Fine Craftsmanship & Design
Trained in Oxfordshire, at England’s leading college for furniture designer/makers, Gary Rawlins was heavily influenced by the traditions of England’s greatest “Arts and Crafts” leaders of the past, as well as England’s best contemporary furniture makers. From Ernest Gimson and Ernest and Sidney Barnsley, to John Makepeace, Alan Peters, Jeremy Broune, and Edward Barnsley, Gary credits his exposure to the “English Scene” for his success here in America. “My training and experiences in England (1984-1987) gave me a very sound basis in design and traditional craftsmanship. I feel most fortunate to have had the opportunity to study directly under several of England’s best craftsmen. Their sense of quality and tradition gave me first-hand knowledge of not only what was possible, but of what was expected of a ‘world class’ furniture maker.”

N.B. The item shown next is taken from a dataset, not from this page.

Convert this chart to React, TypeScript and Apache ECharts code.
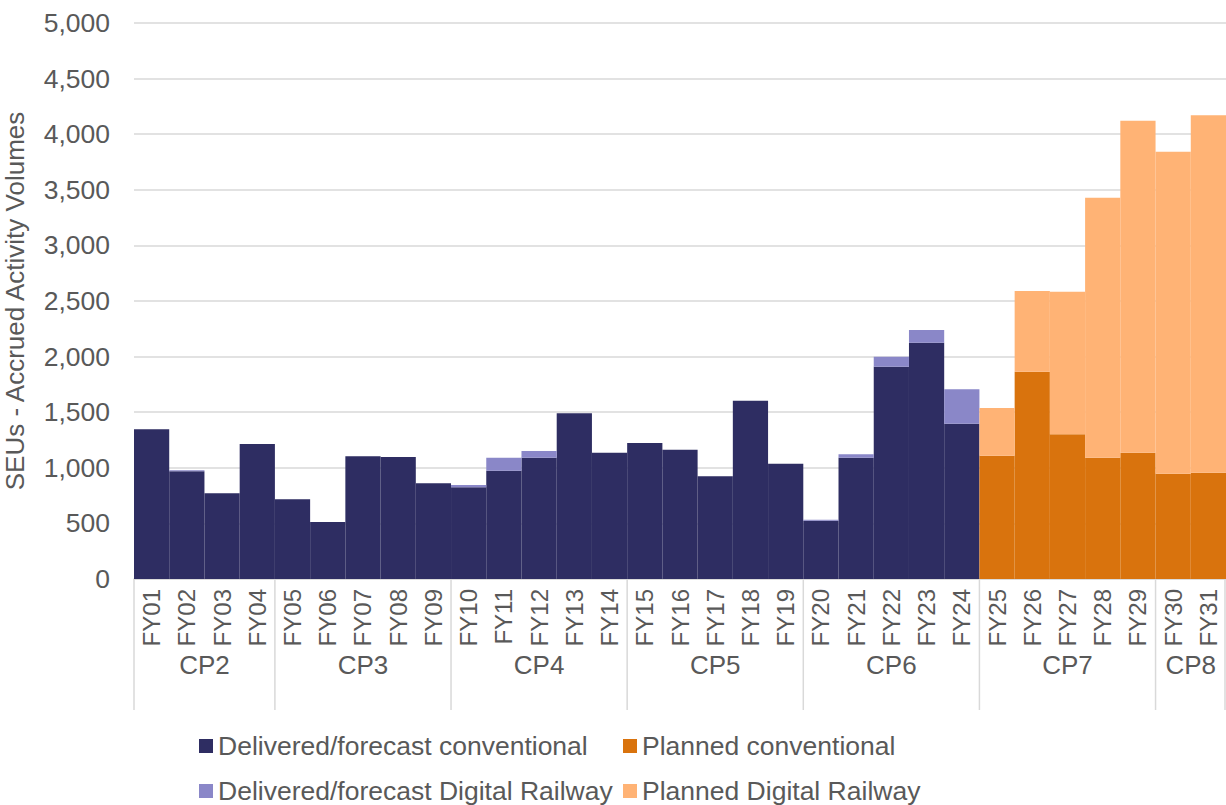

It was back in California, while working in his shop in Santa Monica, that Gary chose to follow the quiet, sensitive path of the “impractical cabinetmaker,” James Krenov.
After further training at Krenov’s school in Northern California in 1991, and, again in 1993-94, Gary set up shop in the San Francisco Bay area. His successes there were immediate. The four pieces that he entered in the “Excellence in Woodworking” show, at the Sonoma County Museum (1994), were highly acclaimed by the panel of judges, and his “No Glass Showcase” was given an “Award of Merit” for its sensitive use of exotic woods, and, for its excellent craftsmanship and design. These show pieces also caught the attention of filmmaker Barry Levinson, who immediately chose Gary to design and make the furniture for his new Arts and Crafts style home in the town of Ross.
After completing more than twenty pieces for the Levinson home, Gary again chose to show two of his most recent pieces at the Sonoma County Museum (1996). A side table made of wenge and walnut was purchased from the show by cartoonist Charles Shultz.